Your instructions:
Go through the records and copy each line where the word "this" occurs.
Begin Task inputs
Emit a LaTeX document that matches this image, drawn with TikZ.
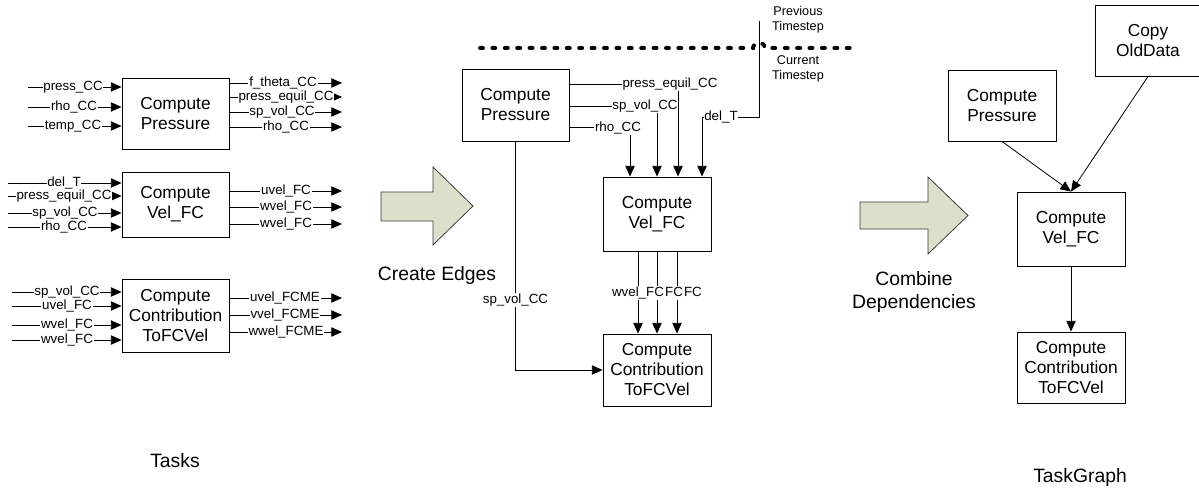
End Task inputs
Begin Task inputs
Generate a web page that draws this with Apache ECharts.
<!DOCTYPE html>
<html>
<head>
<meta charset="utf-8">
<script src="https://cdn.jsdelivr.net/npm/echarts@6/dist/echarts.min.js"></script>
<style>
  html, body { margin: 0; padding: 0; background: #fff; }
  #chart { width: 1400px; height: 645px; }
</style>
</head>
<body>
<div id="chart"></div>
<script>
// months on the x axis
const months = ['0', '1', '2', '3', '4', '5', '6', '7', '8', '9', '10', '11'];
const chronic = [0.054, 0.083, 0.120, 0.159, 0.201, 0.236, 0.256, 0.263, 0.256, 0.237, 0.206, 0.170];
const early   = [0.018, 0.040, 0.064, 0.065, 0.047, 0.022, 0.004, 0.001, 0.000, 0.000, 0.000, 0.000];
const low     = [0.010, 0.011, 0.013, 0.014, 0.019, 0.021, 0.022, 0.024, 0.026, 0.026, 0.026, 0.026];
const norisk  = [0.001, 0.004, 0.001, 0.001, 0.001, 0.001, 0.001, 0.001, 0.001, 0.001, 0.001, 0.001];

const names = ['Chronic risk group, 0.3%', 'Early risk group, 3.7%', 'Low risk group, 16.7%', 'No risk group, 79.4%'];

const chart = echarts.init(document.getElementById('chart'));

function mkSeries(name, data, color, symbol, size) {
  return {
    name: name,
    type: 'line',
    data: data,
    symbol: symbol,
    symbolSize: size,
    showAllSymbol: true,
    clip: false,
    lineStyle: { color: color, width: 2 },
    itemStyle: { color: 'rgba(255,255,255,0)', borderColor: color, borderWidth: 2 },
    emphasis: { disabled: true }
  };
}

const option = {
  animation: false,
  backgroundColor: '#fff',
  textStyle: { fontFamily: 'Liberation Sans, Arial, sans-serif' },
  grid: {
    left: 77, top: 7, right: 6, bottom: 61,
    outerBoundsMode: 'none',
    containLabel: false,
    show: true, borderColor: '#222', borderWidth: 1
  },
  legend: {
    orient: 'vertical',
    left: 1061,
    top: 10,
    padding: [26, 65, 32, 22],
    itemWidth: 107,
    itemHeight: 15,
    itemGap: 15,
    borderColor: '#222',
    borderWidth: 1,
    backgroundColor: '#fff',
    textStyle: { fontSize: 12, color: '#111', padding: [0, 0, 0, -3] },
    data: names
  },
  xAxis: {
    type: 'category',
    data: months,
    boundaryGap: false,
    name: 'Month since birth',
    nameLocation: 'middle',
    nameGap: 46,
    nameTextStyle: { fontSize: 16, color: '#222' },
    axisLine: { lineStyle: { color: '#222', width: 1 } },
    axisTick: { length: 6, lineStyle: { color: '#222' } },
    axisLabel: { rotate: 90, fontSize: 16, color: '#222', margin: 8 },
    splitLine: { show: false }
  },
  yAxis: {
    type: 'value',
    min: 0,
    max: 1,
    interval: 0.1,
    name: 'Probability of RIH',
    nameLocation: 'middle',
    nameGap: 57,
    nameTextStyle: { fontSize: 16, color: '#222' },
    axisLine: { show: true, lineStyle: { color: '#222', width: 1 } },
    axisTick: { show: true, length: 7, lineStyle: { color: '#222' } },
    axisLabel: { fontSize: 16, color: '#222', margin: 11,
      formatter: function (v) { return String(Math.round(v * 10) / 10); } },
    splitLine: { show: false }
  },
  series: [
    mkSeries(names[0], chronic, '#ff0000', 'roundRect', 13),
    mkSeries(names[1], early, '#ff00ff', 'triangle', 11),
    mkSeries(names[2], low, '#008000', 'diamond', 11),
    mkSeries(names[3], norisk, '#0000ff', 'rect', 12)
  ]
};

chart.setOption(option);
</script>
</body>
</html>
End Task inputs
Correct answer:
Emit a LaTeX document that matches this image, drawn with TikZ.
Generate a web page that draws this with Apache ECharts.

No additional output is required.